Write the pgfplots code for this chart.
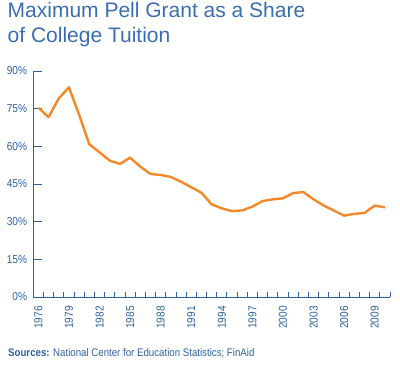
\documentclass[border=0pt]{standalone}
\usepackage{fontspec}
\setmainfont{Liberation Sans}
\newfontfamily\cond[FakeStretch=0.88]{Liberation Sans}
\usepackage{pgfplots}
\pgfplotsset{compat=1.18}
\definecolor{axblue}{HTML}{2D62A3}
\definecolor{titleblue}{HTML}{3A6EB0}
\definecolor{lineorange}{HTML}{F5892A}
\begin{document}
\begin{tikzpicture}
\useasboundingbox (0bp,0bp) rectangle (400bp,376bp);
\node[anchor=base west, inner sep=0pt, text=titleblue, font=\fontsize{21bp}{24bp}\selectfont] at (7.5bp,358.7bp) {Maximum Pell Grant as a Share};
\node[anchor=base west, inner sep=0pt, text=titleblue, font=\fontsize{21bp}{24bp}\selectfont] at (7.5bp,333.3bp) {of College Tuition};
\node[anchor=base west, inner sep=0pt, text=axblue, font=\cond\fontsize{11bp}{13bp}\selectfont] at (8bp,19.3bp) {\textbf{Sources:} National Center for Education Statistics; FinAid};
\begin{axis}[
  at={(33.3bp,79bp)}, anchor=south west,
  scale only axis, width=356.7bp, height=226bp,
  xmin=1975.5, xmax=2010.5, ymin=0, ymax=90,
  axis lines=left,
  axis line style={-, draw=axblue, line width=0.9bp},
  xtick={1976,1979,...,2009},
  minor xtick={1975.5,1976.5,...,2010.5},
  major x tick style={draw=none},
  minor x tick style={draw=axblue, line width=0.9bp},
  minor tick length=5bp,
  ytick={0,15,...,90},
  major y tick style={draw=axblue, line width=0.9bp},
  major tick length=9bp,
  tick align=inside,
  yticklabels={0\%,15\%,30\%,45\%,60\%,75\%,90\%},
  xticklabels={1976,1979,1982,1985,1988,1991,1994,1997,2000,2003,2006,2009},
  xticklabel style={rotate=90, anchor=east, inner sep=0pt, text=axblue, font=\cond\fontsize{11.5bp}{13bp}\selectfont},
  yticklabel style={anchor=east, inner sep=0pt, text=axblue, font=\cond\fontsize{11.5bp}{13bp}\selectfont},
  xticklabel shift=9bp,
  yticklabel shift=6bp,
  clip=false,
]
\addplot[lineorange, line width=2.4bp, mark=none, line join=round] coordinates {
(1976,75.4) (1977,71.6) (1978,79.1) (1979,83.5) (1980,72.5) (1981,60.8)
(1982,57.6) (1983,54.3) (1984,53.0) (1985,55.5) (1986,51.9) (1987,49.0)
(1988,48.6) (1989,47.8) (1990,45.9) (1991,43.7) (1992,41.5) (1993,36.9)
(1994,35.3) (1995,34.2) (1996,34.5) (1997,36.0) (1998,38.2) (1999,38.9)
(2000,39.3) (2001,41.4) (2002,41.8) (2003,38.9) (2004,36.4) (2005,34.4)
(2006,32.4) (2007,33.1) (2008,33.5) (2009,36.4) (2010,35.7)
};
\end{axis}
\end{tikzpicture}
\end{document}
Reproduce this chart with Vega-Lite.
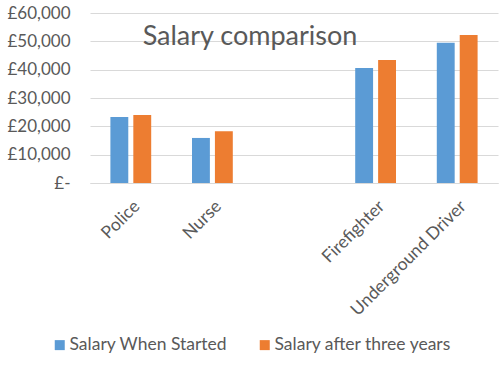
{
  "$schema": "https://vega.github.io/schema/vega-lite/v6.json",
  "width": 408,
  "height": 170,
  "autosize": {"type": "none"},
  "padding": {"left": 90, "top": 13, "right": 2, "bottom": 193},
  "background": "white",
  "title": {"text": "Salary comparison", "fontSize": 27, "font": "Lato", "fontWeight": "normal", "color": "#595959", "anchor": "middle", "frame": "group", "dx": -44, "offset": 0, "dy": 47},
  "data": {"values": [
    {"job": "Police", "series": "Salary When Started", "salary": 23300},
    {"job": "Police", "series": "Salary after three years", "salary": 24000},
    {"job": "Nurse", "series": "Salary When Started", "salary": 15900},
    {"job": "Nurse", "series": "Salary after three years", "salary": 18300},
    {"job": "Firefighter", "series": "Salary When Started", "salary": 40600},
    {"job": "Firefighter", "series": "Salary after three years", "salary": 43400},
    {"job": "Underground Driver", "series": "Salary When Started", "salary": 49500},
    {"job": "Underground Driver", "series": "Salary after three years", "salary": 52200}
  ]},
  "mark": {"type": "bar"},
  "encoding": {
    "x": {"field": "job", "type": "nominal", "sort": null,
      "scale": {"domain": ["Police", "Nurse", " ", "Firefighter", "Underground Driver"], "paddingInner": 0.5, "paddingOuter": 0.25},
      "axis": {"title": null, "labelAngle": -45, "labelFont": "Lato", "labelFontSize": 17.5, "labelColor": "#595959", "ticks": false, "domainColor": "#d9d9d9", "labelPadding": 14}},
    "xOffset": {"field": "series", "type": "nominal",
      "scale": {"domain": ["Salary When Started", "Salary after three years"], "paddingInner": 0.22}},
    "y": {"field": "salary", "type": "quantitative",
      "scale": {"domain": [0, 60000]},
      "axis": {"title": null, "values": [0, 10000, 20000, 30000, 40000, 50000, 60000],
        "labelExpr": "datum.value == 0 ? '£-' : '£' + format(datum.value, ',')",
        "domain": false, "ticks": false, "gridColor": "#d9d9d9", "labelFont": "Lato", "labelFontSize": 17, "labelColor": "#595959", "labelPadding": 20}},
    "color": {"field": "series", "type": "nominal",
      "scale": {"domain": ["Salary When Started", "Salary after three years"], "range": ["#5B9BD5", "#ED7D31"]},
      "legend": {"title": null, "orient": "none", "direction": "horizontal", "legendX": -39, "legendY": 323, "symbolType": "square", "symbolSize": 100, "symbolStrokeWidth": 0, "labelFont": "Lato", "labelFontSize": 17.5, "labelColor": "#595959", "labelLimit": 300, "columnPadding": 28, "labelOffset": 1}}
  },
  "config": {"view": {"stroke": null}}
}
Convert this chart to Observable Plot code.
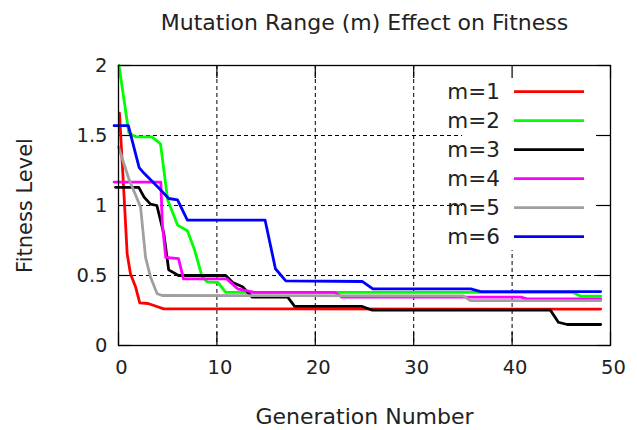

========================================

### Work required
Could you repeat all of the material exactly? Pictures should not be copied.

### Final result
Write the pgfplots code for this chart.
\documentclass[border=0pt]{standalone}
\usepackage{fontspec}
\setmainfont{Liberation Sans}
\newfontfamily\cond[FakeStretch=0.88]{Liberation Sans}
\usepackage{pgfplots}
\pgfplotsset{compat=1.18}
\definecolor{axblue}{HTML}{2D62A3}
\definecolor{titleblue}{HTML}{3A6EB0}
\definecolor{lineorange}{HTML}{F5892A}
\begin{document}
\begin{tikzpicture}
\useasboundingbox (0bp,0bp) rectangle (400bp,376bp);
\node[anchor=base west, inner sep=0pt, text=titleblue, font=\fontsize{21bp}{24bp}\selectfont] at (7.5bp,358.7bp) {Maximum Pell Grant as a Share};
\node[anchor=base west, inner sep=0pt, text=titleblue, font=\fontsize{21bp}{24bp}\selectfont] at (7.5bp,333.3bp) {of College Tuition};
\node[anchor=base west, inner sep=0pt, text=axblue, font=\cond\fontsize{11bp}{13bp}\selectfont] at (8bp,19.3bp) {\textbf{Sources:} National Center for Education Statistics; FinAid};
\begin{axis}[
  at={(33.3bp,79bp)}, anchor=south west,
  scale only axis, width=356.7bp, height=226bp,
  xmin=1975.5, xmax=2010.5, ymin=0, ymax=90,
  axis lines=left,
  axis line style={-, draw=axblue, line width=0.9bp},
  xtick={1976,1979,...,2009},
  minor xtick={1975.5,1976.5,...,2010.5},
  major x tick style={draw=none},
  minor x tick style={draw=axblue, line width=0.9bp},
  minor tick length=5bp,
  ytick={0,15,...,90},
  major y tick style={draw=axblue, line width=0.9bp},
  major tick length=9bp,
  tick align=inside,
  yticklabels={0\%,15\%,30\%,45\%,60\%,75\%,90\%},
  xticklabels={1976,1979,1982,1985,1988,1991,1994,1997,2000,2003,2006,2009},
  xticklabel style={rotate=90, anchor=east, inner sep=0pt, text=axblue, font=\cond\fontsize{11.5bp}{13bp}\selectfont},
  yticklabel style={anchor=east, inner sep=0pt, text=axblue, font=\cond\fontsize{11.5bp}{13bp}\selectfont},
  xticklabel shift=9bp,
  yticklabel shift=6bp,
  clip=false,
]
\addplot[lineorange, line width=2.4bp, mark=none, line join=round] coordinates {
(1976,75.4) (1977,71.6) (1978,79.1) (1979,83.5) (1980,72.5) (1981,60.8)
(1982,57.6) (1983,54.3) (1984,53.0) (1985,55.5) (1986,51.9) (1987,49.0)
(1988,48.6) (1989,47.8) (1990,45.9) (1991,43.7) (1992,41.5) (1993,36.9)
(1994,35.3) (1995,34.2) (1996,34.5) (1997,36.0) (1998,38.2) (1999,38.9)
(2000,39.3) (2001,41.4) (2002,41.8) (2003,38.9) (2004,36.4) (2005,34.4)
(2006,32.4) (2007,33.1) (2008,33.5) (2009,36.4) (2010,35.7)
};
\end{axis}
\end{tikzpicture}
\end{document}
Reproduce this chart with Vega-Lite.
{
  "$schema": "https://vega.github.io/schema/vega-lite/v6.json",
  "width": 408,
  "height": 170,
  "autosize": {"type": "none"},
  "padding": {"left": 90, "top": 13, "right": 2, "bottom": 193},
  "background": "white",
  "title": {"text": "Salary comparison", "fontSize": 27, "font": "Lato", "fontWeight": "normal", "color": "#595959", "anchor": "middle", "frame": "group", "dx": -44, "offset": 0, "dy": 47},
  "data": {"values": [
    {"job": "Police", "series": "Salary When Started", "salary": 23300},
    {"job": "Police", "series": "Salary after three years", "salary": 24000},
    {"job": "Nurse", "series": "Salary When Started", "salary": 15900},
    {"job": "Nurse", "series": "Salary after three years", "salary": 18300},
    {"job": "Firefighter", "series": "Salary When Started", "salary": 40600},
    {"job": "Firefighter", "series": "Salary after three years", "salary": 43400},
    {"job": "Underground Driver", "series": "Salary When Started", "salary": 49500},
    {"job": "Underground Driver", "series": "Salary after three years", "salary": 52200}
  ]},
  "mark": {"type": "bar"},
  "encoding": {
    "x": {"field": "job", "type": "nominal", "sort": null,
      "scale": {"domain": ["Police", "Nurse", " ", "Firefighter", "Underground Driver"], "paddingInner": 0.5, "paddingOuter": 0.25},
      "axis": {"title": null, "labelAngle": -45, "labelFont": "Lato", "labelFontSize": 17.5, "labelColor": "#595959", "ticks": false, "domainColor": "#d9d9d9", "labelPadding": 14}},
    "xOffset": {"field": "series", "type": "nominal",
      "scale": {"domain": ["Salary When Started", "Salary after three years"], "paddingInner": 0.22}},
    "y": {"field": "salary", "type": "quantitative",
      "scale": {"domain": [0, 60000]},
      "axis": {"title": null, "values": [0, 10000, 20000, 30000, 40000, 50000, 60000],
        "labelExpr": "datum.value == 0 ? '£-' : '£' + format(datum.value, ',')",
        "domain": false, "ticks": false, "gridColor": "#d9d9d9", "labelFont": "Lato", "labelFontSize": 17, "labelColor": "#595959", "labelPadding": 20}},
    "color": {"field": "series", "type": "nominal",
      "scale": {"domain": ["Salary When Started", "Salary after three years"], "range": ["#5B9BD5", "#ED7D31"]},
      "legend": {"title": null, "orient": "none", "direction": "horizontal", "legendX": -39, "legendY": 323, "symbolType": "square", "symbolSize": 100, "symbolStrokeWidth": 0, "labelFont": "Lato", "labelFontSize": 17.5, "labelColor": "#595959", "labelLimit": 300, "columnPadding": 28, "labelOffset": 1}}
  },
  "config": {"view": {"stroke": null}}
}
Convert this chart to Observable Plot code.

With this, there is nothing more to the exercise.